- The problem
Output exactly the lines from the line containing "Emit a Python" through the line containing "width=1, pad=4, labelsize=14)", inclusive, and omit any pictures.

- Stored records
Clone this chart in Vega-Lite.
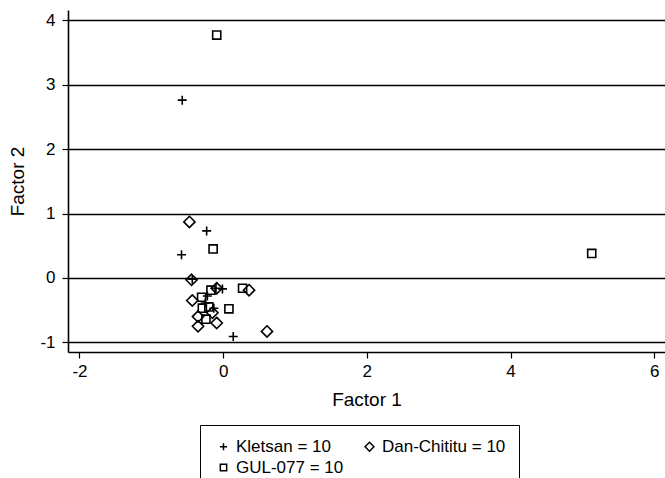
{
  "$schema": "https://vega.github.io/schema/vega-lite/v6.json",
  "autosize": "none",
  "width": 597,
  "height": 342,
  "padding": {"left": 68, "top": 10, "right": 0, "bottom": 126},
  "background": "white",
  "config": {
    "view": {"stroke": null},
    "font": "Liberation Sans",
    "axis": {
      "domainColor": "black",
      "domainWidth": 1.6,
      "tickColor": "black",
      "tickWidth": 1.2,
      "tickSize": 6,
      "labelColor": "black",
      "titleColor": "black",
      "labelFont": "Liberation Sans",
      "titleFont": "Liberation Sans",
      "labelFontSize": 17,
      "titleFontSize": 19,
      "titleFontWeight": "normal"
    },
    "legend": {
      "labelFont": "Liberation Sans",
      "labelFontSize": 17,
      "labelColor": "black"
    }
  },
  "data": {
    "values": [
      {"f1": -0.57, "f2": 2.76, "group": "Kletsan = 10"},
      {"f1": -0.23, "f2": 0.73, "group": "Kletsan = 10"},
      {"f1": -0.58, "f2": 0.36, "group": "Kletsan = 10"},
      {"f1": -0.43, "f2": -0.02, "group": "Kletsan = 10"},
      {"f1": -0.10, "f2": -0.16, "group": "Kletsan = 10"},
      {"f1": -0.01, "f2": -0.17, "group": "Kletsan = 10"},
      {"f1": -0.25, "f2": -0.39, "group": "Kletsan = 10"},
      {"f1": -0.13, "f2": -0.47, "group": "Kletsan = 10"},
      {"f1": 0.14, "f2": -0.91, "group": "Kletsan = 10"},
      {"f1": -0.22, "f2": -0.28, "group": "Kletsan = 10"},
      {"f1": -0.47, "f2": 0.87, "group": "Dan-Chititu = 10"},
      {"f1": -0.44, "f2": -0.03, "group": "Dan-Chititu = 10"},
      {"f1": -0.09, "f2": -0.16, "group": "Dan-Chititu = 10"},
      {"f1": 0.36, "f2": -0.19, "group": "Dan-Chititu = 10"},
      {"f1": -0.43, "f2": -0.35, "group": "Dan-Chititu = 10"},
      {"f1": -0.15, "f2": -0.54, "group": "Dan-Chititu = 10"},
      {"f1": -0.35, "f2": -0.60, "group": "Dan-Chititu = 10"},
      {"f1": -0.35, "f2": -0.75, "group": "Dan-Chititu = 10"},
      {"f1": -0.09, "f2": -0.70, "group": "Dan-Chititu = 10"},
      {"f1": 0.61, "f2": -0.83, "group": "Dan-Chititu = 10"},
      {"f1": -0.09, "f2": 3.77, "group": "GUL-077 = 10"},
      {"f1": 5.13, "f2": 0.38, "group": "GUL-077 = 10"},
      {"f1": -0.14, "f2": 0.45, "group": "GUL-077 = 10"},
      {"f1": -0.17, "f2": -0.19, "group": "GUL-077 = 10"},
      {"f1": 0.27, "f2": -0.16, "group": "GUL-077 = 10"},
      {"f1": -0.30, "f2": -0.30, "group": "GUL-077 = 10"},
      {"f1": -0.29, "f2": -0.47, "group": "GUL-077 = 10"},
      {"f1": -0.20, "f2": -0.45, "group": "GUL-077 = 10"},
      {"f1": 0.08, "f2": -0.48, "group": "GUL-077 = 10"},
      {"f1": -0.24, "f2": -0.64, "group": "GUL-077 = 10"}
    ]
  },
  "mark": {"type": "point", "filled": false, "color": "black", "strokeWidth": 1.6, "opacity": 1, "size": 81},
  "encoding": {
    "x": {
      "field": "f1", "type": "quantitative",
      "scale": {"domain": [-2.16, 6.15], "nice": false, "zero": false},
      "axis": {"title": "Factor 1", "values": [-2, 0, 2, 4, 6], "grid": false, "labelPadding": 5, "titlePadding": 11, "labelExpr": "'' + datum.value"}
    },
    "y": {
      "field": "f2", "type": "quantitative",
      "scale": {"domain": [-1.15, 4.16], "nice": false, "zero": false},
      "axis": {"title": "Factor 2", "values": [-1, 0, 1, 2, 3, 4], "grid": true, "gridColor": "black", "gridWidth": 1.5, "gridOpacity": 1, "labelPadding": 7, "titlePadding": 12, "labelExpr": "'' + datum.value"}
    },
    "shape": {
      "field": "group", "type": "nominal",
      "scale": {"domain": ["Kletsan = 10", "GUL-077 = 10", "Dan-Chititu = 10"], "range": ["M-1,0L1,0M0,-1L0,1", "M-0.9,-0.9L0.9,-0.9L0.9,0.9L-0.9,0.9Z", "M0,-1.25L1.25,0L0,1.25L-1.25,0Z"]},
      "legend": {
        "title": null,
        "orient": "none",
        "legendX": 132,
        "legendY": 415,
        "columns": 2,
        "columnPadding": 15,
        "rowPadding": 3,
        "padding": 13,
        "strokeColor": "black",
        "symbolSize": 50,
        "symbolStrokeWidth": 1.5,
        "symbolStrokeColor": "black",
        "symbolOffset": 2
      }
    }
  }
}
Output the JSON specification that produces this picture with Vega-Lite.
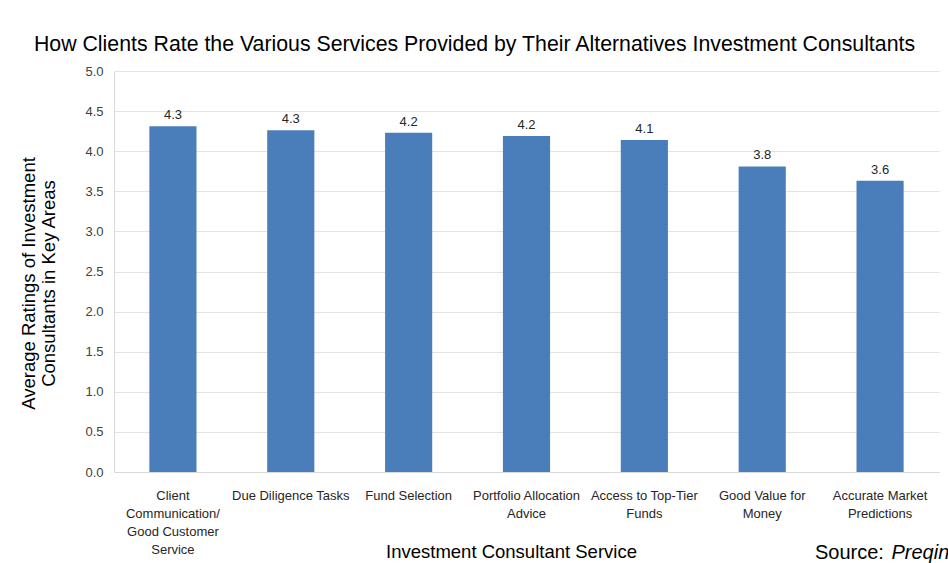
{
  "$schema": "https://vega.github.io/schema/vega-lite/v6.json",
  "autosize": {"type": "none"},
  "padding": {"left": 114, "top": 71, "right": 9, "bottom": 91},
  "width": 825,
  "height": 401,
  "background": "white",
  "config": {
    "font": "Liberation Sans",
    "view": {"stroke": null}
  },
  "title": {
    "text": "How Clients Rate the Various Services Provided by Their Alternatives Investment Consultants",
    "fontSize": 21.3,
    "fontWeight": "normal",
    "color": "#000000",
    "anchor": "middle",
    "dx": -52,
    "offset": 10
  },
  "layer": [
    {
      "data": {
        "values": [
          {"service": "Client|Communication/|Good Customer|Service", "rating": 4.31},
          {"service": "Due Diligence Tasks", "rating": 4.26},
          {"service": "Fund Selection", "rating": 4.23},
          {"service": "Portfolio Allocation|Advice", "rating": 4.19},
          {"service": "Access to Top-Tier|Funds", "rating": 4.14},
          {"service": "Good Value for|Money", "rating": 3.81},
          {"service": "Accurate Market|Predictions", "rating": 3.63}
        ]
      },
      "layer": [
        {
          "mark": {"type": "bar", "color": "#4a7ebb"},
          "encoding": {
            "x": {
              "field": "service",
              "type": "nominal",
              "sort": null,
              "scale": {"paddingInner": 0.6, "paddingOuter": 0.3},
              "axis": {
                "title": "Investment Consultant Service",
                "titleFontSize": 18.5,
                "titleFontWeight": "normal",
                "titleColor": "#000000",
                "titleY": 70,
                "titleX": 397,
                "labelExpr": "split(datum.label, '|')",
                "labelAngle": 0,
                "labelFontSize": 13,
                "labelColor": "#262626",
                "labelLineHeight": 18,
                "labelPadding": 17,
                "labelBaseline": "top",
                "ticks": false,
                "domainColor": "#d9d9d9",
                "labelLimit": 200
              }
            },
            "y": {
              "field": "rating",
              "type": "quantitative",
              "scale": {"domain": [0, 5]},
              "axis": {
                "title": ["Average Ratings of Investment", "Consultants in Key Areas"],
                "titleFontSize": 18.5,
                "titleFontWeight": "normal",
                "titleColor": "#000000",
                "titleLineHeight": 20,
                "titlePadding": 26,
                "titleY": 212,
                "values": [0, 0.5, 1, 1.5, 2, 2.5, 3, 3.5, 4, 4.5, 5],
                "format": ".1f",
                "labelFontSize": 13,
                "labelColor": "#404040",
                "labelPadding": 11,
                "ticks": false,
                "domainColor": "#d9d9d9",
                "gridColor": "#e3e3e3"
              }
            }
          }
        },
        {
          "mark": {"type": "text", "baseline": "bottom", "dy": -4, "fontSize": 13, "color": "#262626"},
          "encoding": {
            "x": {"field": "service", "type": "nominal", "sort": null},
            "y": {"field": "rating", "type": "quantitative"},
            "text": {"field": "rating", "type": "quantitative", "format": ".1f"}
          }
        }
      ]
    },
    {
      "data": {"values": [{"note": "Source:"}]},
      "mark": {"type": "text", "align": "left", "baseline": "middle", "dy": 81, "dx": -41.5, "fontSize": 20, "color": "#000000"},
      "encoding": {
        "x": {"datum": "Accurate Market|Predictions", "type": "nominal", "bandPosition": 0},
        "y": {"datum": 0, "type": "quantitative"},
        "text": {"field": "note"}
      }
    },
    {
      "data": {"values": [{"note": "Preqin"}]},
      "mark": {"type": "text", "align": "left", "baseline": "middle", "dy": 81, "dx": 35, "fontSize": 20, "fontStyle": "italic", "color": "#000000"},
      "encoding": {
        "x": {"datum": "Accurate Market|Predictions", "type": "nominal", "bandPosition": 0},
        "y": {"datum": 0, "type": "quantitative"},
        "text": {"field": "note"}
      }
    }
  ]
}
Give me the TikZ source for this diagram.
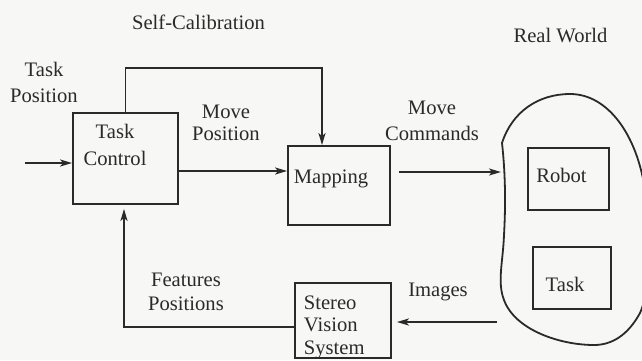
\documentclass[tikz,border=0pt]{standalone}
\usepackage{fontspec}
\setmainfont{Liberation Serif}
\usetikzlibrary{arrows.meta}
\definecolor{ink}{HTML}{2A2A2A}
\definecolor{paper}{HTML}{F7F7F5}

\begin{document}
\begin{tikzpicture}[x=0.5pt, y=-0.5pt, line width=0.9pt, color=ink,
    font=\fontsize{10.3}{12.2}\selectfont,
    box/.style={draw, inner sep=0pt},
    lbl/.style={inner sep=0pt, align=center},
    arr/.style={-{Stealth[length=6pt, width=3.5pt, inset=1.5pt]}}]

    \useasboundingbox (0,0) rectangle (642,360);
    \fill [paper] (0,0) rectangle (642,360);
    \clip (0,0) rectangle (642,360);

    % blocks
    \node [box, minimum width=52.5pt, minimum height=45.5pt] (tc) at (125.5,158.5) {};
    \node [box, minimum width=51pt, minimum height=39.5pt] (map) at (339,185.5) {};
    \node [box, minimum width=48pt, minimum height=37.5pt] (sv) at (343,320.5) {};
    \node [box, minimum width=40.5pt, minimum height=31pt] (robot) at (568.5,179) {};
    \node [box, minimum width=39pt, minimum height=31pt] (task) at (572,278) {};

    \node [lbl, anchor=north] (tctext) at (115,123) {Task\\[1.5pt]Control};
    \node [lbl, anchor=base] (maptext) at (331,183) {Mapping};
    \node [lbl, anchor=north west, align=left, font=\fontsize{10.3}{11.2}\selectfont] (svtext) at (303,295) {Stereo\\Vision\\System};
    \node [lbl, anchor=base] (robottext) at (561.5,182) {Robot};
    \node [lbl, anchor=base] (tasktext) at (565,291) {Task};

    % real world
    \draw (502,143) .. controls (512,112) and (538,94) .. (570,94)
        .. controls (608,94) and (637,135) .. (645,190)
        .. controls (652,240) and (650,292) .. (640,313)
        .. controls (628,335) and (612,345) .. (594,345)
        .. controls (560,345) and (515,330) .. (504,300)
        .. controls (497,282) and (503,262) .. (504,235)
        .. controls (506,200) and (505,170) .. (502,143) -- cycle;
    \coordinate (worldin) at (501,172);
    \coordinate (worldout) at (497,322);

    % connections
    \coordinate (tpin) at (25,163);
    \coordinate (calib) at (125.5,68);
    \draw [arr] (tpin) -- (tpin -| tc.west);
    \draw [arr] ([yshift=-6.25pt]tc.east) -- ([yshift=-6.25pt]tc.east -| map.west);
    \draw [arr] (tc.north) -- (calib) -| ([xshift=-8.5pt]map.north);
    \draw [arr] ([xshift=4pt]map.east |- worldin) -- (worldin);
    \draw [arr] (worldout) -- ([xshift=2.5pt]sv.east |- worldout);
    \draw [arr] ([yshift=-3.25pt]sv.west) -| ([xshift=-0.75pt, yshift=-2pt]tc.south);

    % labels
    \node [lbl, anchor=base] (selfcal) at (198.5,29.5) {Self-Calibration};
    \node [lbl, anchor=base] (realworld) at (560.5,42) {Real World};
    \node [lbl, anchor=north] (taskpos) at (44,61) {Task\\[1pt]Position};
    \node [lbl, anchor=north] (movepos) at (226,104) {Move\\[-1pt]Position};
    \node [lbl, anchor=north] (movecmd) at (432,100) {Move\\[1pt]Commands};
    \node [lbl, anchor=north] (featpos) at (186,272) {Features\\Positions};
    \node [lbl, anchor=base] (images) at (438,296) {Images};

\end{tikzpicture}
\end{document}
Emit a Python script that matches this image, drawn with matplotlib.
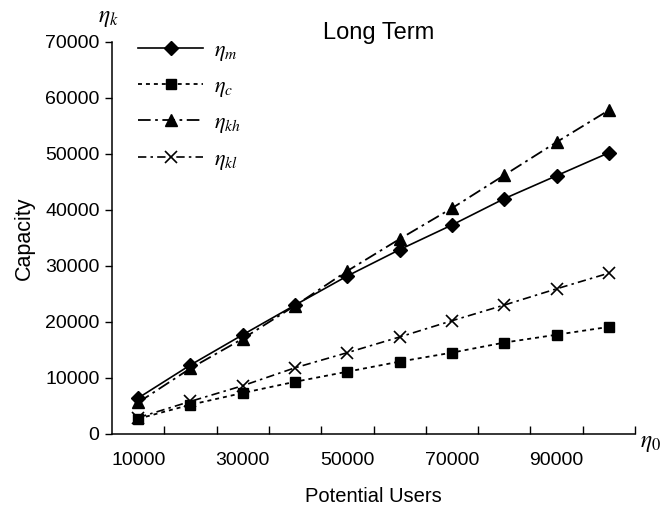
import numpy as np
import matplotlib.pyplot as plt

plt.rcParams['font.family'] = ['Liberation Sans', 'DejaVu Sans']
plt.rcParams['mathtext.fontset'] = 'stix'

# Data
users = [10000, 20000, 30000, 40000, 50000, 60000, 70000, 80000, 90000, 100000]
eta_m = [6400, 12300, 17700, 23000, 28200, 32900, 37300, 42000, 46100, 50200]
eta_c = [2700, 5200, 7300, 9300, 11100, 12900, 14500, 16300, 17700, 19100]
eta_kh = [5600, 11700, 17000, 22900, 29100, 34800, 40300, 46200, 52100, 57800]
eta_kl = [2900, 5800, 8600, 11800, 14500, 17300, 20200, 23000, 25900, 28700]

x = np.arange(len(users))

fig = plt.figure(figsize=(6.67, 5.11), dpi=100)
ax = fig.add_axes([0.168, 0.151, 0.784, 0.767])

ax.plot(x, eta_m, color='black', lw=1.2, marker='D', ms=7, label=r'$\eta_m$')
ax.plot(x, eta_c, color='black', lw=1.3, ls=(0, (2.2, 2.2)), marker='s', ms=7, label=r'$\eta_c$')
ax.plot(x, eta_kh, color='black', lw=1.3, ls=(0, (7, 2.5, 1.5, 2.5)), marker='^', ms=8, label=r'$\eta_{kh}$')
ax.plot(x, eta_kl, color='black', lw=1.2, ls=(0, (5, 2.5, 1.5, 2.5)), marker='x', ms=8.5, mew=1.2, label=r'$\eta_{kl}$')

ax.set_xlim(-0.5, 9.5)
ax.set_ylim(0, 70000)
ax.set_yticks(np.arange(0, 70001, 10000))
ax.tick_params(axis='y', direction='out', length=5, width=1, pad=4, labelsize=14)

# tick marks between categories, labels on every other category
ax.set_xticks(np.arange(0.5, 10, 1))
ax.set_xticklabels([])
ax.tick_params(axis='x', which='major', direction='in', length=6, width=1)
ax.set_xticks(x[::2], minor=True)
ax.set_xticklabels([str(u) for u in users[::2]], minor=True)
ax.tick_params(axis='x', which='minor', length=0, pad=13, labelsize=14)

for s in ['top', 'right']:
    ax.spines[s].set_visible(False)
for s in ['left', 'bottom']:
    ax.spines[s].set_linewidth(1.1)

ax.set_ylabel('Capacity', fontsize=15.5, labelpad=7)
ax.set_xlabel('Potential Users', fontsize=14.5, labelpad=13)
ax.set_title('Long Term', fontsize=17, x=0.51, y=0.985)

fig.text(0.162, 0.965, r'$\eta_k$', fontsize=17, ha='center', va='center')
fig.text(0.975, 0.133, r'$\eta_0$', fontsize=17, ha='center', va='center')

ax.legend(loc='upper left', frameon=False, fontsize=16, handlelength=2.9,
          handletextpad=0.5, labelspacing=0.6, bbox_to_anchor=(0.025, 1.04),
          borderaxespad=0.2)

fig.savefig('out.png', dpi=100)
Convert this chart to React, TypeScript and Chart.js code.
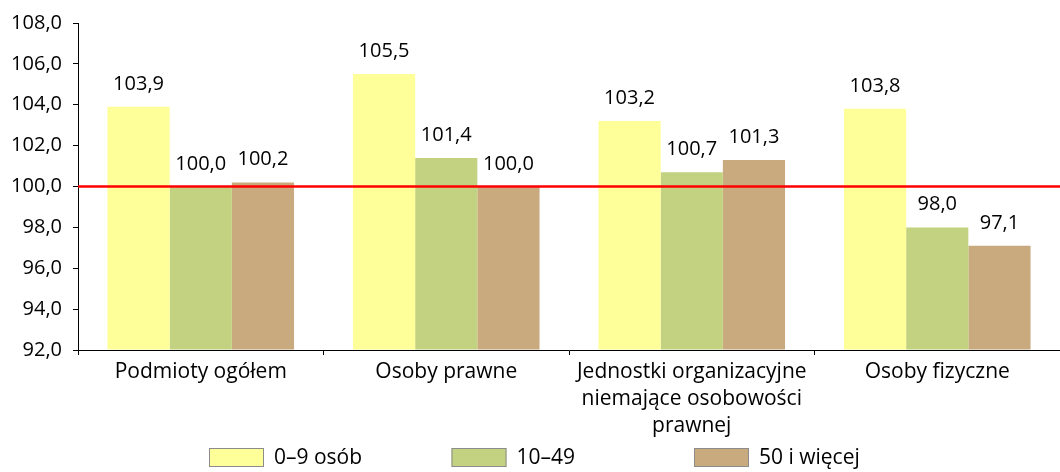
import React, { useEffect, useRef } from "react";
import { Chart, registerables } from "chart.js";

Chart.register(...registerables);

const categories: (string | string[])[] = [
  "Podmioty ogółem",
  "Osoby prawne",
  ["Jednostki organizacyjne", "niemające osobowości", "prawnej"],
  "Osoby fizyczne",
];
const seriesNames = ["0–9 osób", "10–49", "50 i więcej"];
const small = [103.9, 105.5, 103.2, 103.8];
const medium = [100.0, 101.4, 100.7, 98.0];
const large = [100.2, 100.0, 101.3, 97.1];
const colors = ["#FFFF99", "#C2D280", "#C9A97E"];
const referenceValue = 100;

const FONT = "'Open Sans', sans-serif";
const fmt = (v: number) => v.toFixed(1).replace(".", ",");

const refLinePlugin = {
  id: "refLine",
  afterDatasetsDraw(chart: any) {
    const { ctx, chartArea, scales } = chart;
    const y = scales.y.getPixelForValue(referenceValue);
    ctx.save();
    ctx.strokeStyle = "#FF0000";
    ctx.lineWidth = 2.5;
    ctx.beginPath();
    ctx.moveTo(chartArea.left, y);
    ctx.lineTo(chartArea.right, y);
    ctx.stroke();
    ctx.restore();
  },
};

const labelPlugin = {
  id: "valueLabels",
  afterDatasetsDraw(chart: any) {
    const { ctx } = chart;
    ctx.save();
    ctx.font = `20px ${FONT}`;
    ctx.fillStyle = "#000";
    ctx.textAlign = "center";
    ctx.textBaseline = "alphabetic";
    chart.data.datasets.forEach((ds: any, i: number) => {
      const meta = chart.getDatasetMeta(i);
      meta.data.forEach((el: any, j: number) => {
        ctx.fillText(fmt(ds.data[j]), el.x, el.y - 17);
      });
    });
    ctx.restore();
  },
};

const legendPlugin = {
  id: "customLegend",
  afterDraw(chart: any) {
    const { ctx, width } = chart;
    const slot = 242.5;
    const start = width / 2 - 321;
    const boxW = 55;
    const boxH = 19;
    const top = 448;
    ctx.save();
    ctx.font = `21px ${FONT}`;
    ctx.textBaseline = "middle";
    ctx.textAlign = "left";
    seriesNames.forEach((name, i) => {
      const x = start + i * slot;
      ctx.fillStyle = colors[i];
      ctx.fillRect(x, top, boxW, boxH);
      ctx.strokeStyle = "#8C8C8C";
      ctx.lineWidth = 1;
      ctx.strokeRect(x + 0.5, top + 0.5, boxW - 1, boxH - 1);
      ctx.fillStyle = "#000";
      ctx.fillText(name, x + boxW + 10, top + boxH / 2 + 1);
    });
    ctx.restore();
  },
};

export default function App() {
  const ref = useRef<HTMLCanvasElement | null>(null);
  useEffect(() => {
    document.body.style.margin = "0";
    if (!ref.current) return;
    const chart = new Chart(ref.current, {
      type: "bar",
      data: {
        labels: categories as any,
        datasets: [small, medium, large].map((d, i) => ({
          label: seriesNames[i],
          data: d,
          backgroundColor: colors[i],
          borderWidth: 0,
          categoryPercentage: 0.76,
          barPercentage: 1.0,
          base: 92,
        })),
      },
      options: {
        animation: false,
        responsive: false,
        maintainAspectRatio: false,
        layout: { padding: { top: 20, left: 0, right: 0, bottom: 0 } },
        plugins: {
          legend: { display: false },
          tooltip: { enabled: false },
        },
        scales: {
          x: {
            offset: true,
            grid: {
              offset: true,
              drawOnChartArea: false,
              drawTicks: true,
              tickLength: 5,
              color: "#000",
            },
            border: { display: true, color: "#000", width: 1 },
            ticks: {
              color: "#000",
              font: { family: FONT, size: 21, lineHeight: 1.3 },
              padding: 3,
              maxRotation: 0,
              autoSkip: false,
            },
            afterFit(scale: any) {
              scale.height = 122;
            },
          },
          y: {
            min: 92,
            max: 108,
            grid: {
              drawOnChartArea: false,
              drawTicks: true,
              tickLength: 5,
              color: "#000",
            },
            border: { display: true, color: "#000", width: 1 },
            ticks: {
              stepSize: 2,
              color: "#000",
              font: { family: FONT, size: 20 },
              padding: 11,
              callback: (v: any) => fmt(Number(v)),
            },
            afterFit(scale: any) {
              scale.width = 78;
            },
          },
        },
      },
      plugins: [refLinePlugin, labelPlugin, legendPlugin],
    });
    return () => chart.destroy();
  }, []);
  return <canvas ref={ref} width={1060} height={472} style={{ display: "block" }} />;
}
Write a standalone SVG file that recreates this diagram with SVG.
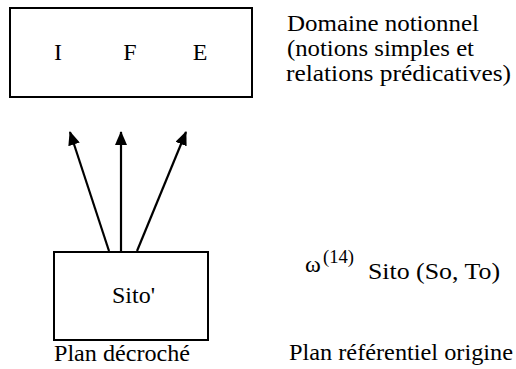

- Exercise result
Emit a Python script that matches this image, drawn with matplotlib.
import numpy as np
import matplotlib.pyplot as plt

plt.rcParams['font.family'] = ['Liberation Sans', 'DejaVu Sans']
plt.rcParams['mathtext.fontset'] = 'stix'

# Data
users = [10000, 20000, 30000, 40000, 50000, 60000, 70000, 80000, 90000, 100000]
eta_m = [6400, 12300, 17700, 23000, 28200, 32900, 37300, 42000, 46100, 50200]
eta_c = [2700, 5200, 7300, 9300, 11100, 12900, 14500, 16300, 17700, 19100]
eta_kh = [5600, 11700, 17000, 22900, 29100, 34800, 40300, 46200, 52100, 57800]
eta_kl = [2900, 5800, 8600, 11800, 14500, 17300, 20200, 23000, 25900, 28700]

x = np.arange(len(users))

fig = plt.figure(figsize=(6.67, 5.11), dpi=100)
ax = fig.add_axes([0.168, 0.151, 0.784, 0.767])

ax.plot(x, eta_m, color='black', lw=1.2, marker='D', ms=7, label=r'$\eta_m$')
ax.plot(x, eta_c, color='black', lw=1.3, ls=(0, (2.2, 2.2)), marker='s', ms=7, label=r'$\eta_c$')
ax.plot(x, eta_kh, color='black', lw=1.3, ls=(0, (7, 2.5, 1.5, 2.5)), marker='^', ms=8, label=r'$\eta_{kh}$')
ax.plot(x, eta_kl, color='black', lw=1.2, ls=(0, (5, 2.5, 1.5, 2.5)), marker='x', ms=8.5, mew=1.2, label=r'$\eta_{kl}$')

ax.set_xlim(-0.5, 9.5)
ax.set_ylim(0, 70000)
ax.set_yticks(np.arange(0, 70001, 10000))
ax.tick_params(axis='y', direction='out', length=5, width=1, pad=4, labelsize=14)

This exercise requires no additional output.